In December, the Australian company Plain English Foundation voted freedom gas the worst phrase of the year 2019, arguing that “when a simple product like natural gas starts being named through partisan politics, we are entering dangerous terrain.”

The term appears to have been coined during a press conference in Brussels several weeks earlier. Seventy-five years after liberating Europe from Nazi Germany occupation, “the United States is again delivering a form of freedom to the European continent,” said U.S. energy secretary Rick Perry, reported EurActiv. “And rather than in the form of young American soldiers, it’s in the form of liquefied natural gas,” he told reporters on 1 May 2019. “So yes, I think you may be correct in your observation,” he said in reply to EurActiv’s Frédéric Simon, who asked whether “freedom gas” would be a fair way of describing U.S. LNG exports to Europe.

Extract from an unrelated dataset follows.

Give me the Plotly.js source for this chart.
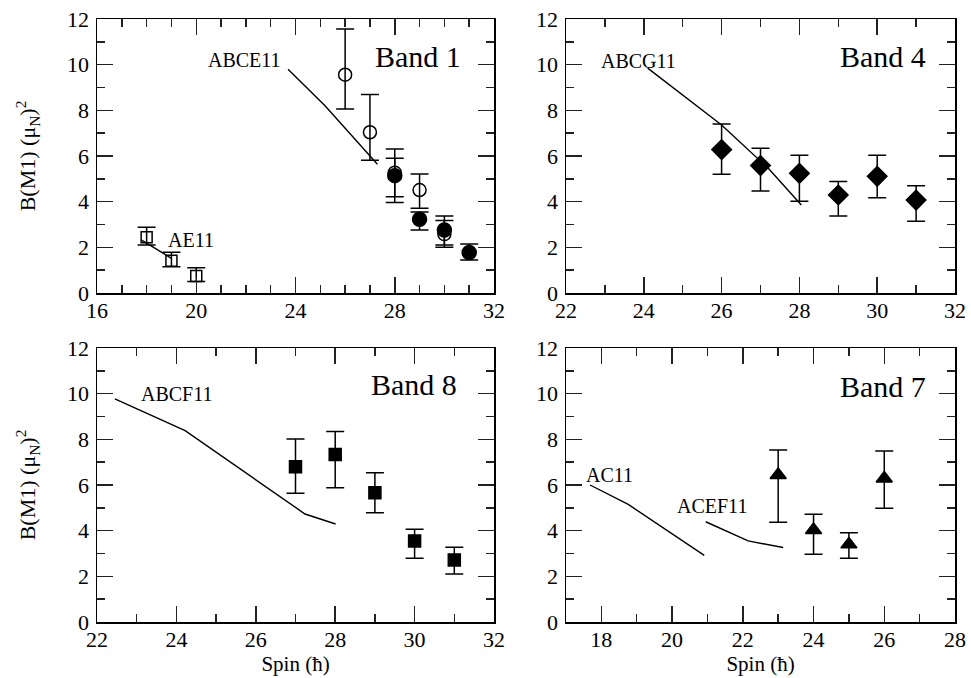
<!DOCTYPE html>
<html>
<head>
<meta charset="utf-8">
<script src="https://cdn.plot.ly/plotly-3.0.1.min.js"></script>
<style>html,body{margin:0;padding:0;background:#fff;}#chart{width:971px;height:678px;}</style>
</head>
<body>
<div id="chart"></div>
<script>
// ---- Band 1 ----
const b1SqX = [18, 19, 20];
const b1SqY = [2.44, 1.41, 0.74];
const b1SqHi = [2.88, 1.78, 1.11];
const b1SqLo = [2.10, 1.15, 0.50];
const b1OpenX = [26, 27, 28, 29, 30];
const b1OpenY = [9.56, 7.04, 5.27, 4.51, 2.58];
const b1OpenHi = [11.56, 8.69, 6.31, 5.21, 3.37];
const b1OpenLo = [8.06, 5.81, 3.96, 3.71, 2.00];
const b1FillX = [28, 29, 30, 31];
const b1FillY = [5.14, 3.23, 2.76, 1.77];
const b1FillHi = [5.90, 3.55, 3.17, 2.15];
const b1FillLo = [4.22, 2.76, 2.10, 1.45];
const ae11X = [17.8, 19.0];
const ae11Y = [2.32, 1.52];
const abce11X = [23.7, 25.2, 27.3];
const abce11Y = [9.80, 8.19, 5.64];
// ---- Band 4 ----
const b4X = [26, 27, 28, 29, 30, 31];
const b4Y = [6.28, 5.58, 5.24, 4.29, 5.11, 4.07];
const b4Hi = [7.40, 6.34, 6.03, 4.88, 6.03, 4.70];
const b4Lo = [5.20, 4.47, 4.02, 3.37, 4.17, 3.14];
const abcg11X = [24.1, 26.0, 27.2, 28.05];
const abcg11Y = [9.85, 7.36, 5.46, 3.85];
// ---- Band 8 ----
const b8X = [27, 28, 29, 30, 31];
const b8Y = [6.80, 7.34, 5.66, 3.55, 2.72];
const b8Hi = [8.02, 8.34, 6.54, 4.06, 3.27];
const b8Lo = [5.64, 5.88, 4.79, 2.79, 2.10];
const abcf11X = [22.45, 24.22, 27.24, 28.01];
const abcf11Y = [9.77, 8.38, 4.73, 4.29];
// ---- Band 7 ----
const b7X = [23, 24, 25, 26];
const b7Y = [6.44, 4.03, 3.40, 6.29];
const b7Hi = [7.53, 4.72, 3.91, 7.49];
const b7Lo = [4.37, 2.97, 2.79, 4.98];
const ac11X = [17.68, 18.76, 20.91];
const ac11Y = [6.00, 5.15, 2.92];
const acef11X = [20.95, 22.15, 23.14];
const acef11Y = [4.39, 3.55, 3.26];

const FONT = '"Liberation Serif", "DejaVu Serif", serif';
const INK = '#000';

function errTrace(x, y, hi, lo, symbol, size, xa, ya) {
  return {
    type: 'scatter', mode: 'markers', x: x, y: y, xaxis: xa, yaxis: ya,
    marker: {symbol: symbol, size: size, color: INK, line: {color: INK, width: 1.5}},
    error_y: {type: 'data', symmetric: false,
      array: hi.map((v, i) => v - y[i]),
      arrayminus: lo.map((v, i) => y[i] - v),
      color: INK, thickness: 1.5, width: 9},
    showlegend: false, cliponaxis: false
  };
}
function lineTrace(x, y, xa, ya) {
  return {type: 'scatter', mode: 'lines', x: x, y: y, xaxis: xa, yaxis: ya,
    line: {color: INK, width: 1.4}, showlegend: false};
}

const data = [
  lineTrace(ae11X, ae11Y, 'x', 'y'),
  lineTrace(abce11X, abce11Y, 'x', 'y'),
  errTrace(b1SqX, b1SqY, b1SqHi, b1SqLo, 'square-open', 11, 'x', 'y'),
  errTrace(b1OpenX, b1OpenY, b1OpenHi, b1OpenLo, 'circle-open', 13, 'x', 'y'),
  errTrace(b1FillX, b1FillY, b1FillHi, b1FillLo, 'circle', 14, 'x', 'y'),
  lineTrace(abcg11X, abcg11Y, 'x2', 'y2'),
  errTrace(b4X, b4Y, b4Hi, b4Lo, 'diamond', 15, 'x2', 'y2'),
  lineTrace(abcf11X, abcf11Y, 'x3', 'y3'),
  errTrace(b8X, b8Y, b8Hi, b8Lo, 'square', 12, 'x3', 'y3'),
  lineTrace(ac11X, ac11Y, 'x4', 'y4'),
  lineTrace(acef11X, acef11Y, 'x4', 'y4'),
  errTrace(b7X, b7Y, b7Hi, b7Lo, 'triangle-up', 14, 'x4', 'y4')
];

function xAxis(range, dtick, domain, anchor, title) {
  const ax = {
    range: range, domain: domain, anchor: anchor, dtick: dtick, tick0: 0,
    ticks: 'inside', ticklen: 16, tickwidth: 1.5, tickcolor: '#222',
    minor: {dtick: 1, ticks: 'inside', ticklen: 8, tickwidth: 1.5, tickcolor: '#222'},
    showline: true, linecolor: INK, linewidth: 1.5, mirror: 'allticks',
    showgrid: false, zeroline: false,
    tickfont: {family: FONT, size: 22, color: INK}, ticklabelstandoff: -3
  };
  if (title) ax.title = {text: title, font: {family: FONT, size: 21, color: INK}, standoff: 3};
  return ax;
}
function yAxis(domain, anchor, title) {
  const ax = {
    range: [0, 12], domain: domain, anchor: anchor, dtick: 2, tick0: 0,
    ticks: 'inside', ticklen: 16, tickwidth: 1.5, tickcolor: '#222',
    minor: {dtick: 1, ticks: 'inside', ticklen: 8, tickwidth: 1.5, tickcolor: '#222'},
    showline: true, linecolor: INK, linewidth: 1.5, mirror: 'allticks',
    showgrid: false, zeroline: false,
    tickfont: {family: FONT, size: 22, color: INK}, ticklabelstandoff: 2
  };
  if (title) ax.title = {text: title, font: {family: FONT, size: 22, color: INK}, standoff: 25};
  return ax;
}

const xL = [97/971, 494/971], xR = [566/971, 955/971];
const yT = [1 - 293/678, 1 - 19/678], yB = [1 - 622/678, 1 - 348/678];
const yTitle = 'B(M1) (μ<sub>N</sub>)<sup>2</sup>';

function lab(text, x, y, xa, ya, size, anchor) {
  return {text: text, x: x, y: y, xref: xa, yref: ya, showarrow: false,
    xanchor: anchor || 'center', yanchor: 'middle',
    font: {family: FONT, size: size, color: INK}};
}

const layout = {
  width: 971, height: 678,
  margin: {l: 0, r: 0, t: 0, b: 0},
  paper_bgcolor: '#fff', plot_bgcolor: '#fff',
  showlegend: false,
  font: {family: FONT, color: INK},
  xaxis: xAxis([16, 32], 4, xL, 'y'),
  yaxis: yAxis(yT, 'x', yTitle),
  xaxis2: xAxis([22, 32], 2, xR, 'y2'),
  yaxis2: yAxis(yT, 'x2'),
  xaxis3: xAxis([22, 32], 2, xL, 'y3', 'Spin (ħ)'),
  yaxis3: yAxis(yB, 'x3', yTitle),
  xaxis4: xAxis([17, 28], 2, xR, 'y4', 'Spin (ħ)'),
  yaxis4: yAxis(yB, 'x4'),
  annotations: [
    lab('Band 1', 30.76, 10.35, 'x', 'y', 30, 'right'),
    lab('Band 4', 31.31, 10.35, 'x2', 'y2', 30, 'right'),
    lab('Band 8', 31.12, 10.4, 'x3', 'y3', 30, 'right'),
    lab('Band 7', 27.23, 10.3, 'x4', 'y4', 30, 'right'),
    lab('ABCE11', 21.94, 10.2, 'x', 'y', 20),
    lab('AE11', 19.78, 2.32, 'x', 'y', 20),
    lab('ABCG11', 23.86, 10.15, 'x2', 'y2', 20),
    lab('ABCF11', 24.02, 9.99, 'x3', 'y3', 20),
    lab('AC11', 18.23, 6.44, 'x4', 'y4', 20),
    lab('ACEF11', 21.14, 5.09, 'x4', 'y4', 20)
  ]
};

Plotly.newPlot('chart', data, layout, {displayModeBar: false, staticPlot: true});
</script>
</body>
</html>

The energy department’s Shawn Bennett told Clean Energy Wire he does not think employing the term was a mistake, but he would not do so. “It was a term that was used by former Secretary Perry. From his perspective, he looked at it as no-strings-attached molecules. We are not using it as a political weapon. […] The U.S. government has no ownership of the molecules or of the projects. What takes place are transactions between private entities.”

While the exact term “freedom gas” might no longer be used by the energy department, the idea still persists. Energy secretary Dan Brouillette in December tweeted “U.S. LNG is freeing our allies in Europe from dependence on Russian gas, increasing their energy independence and strengthening their energy security.”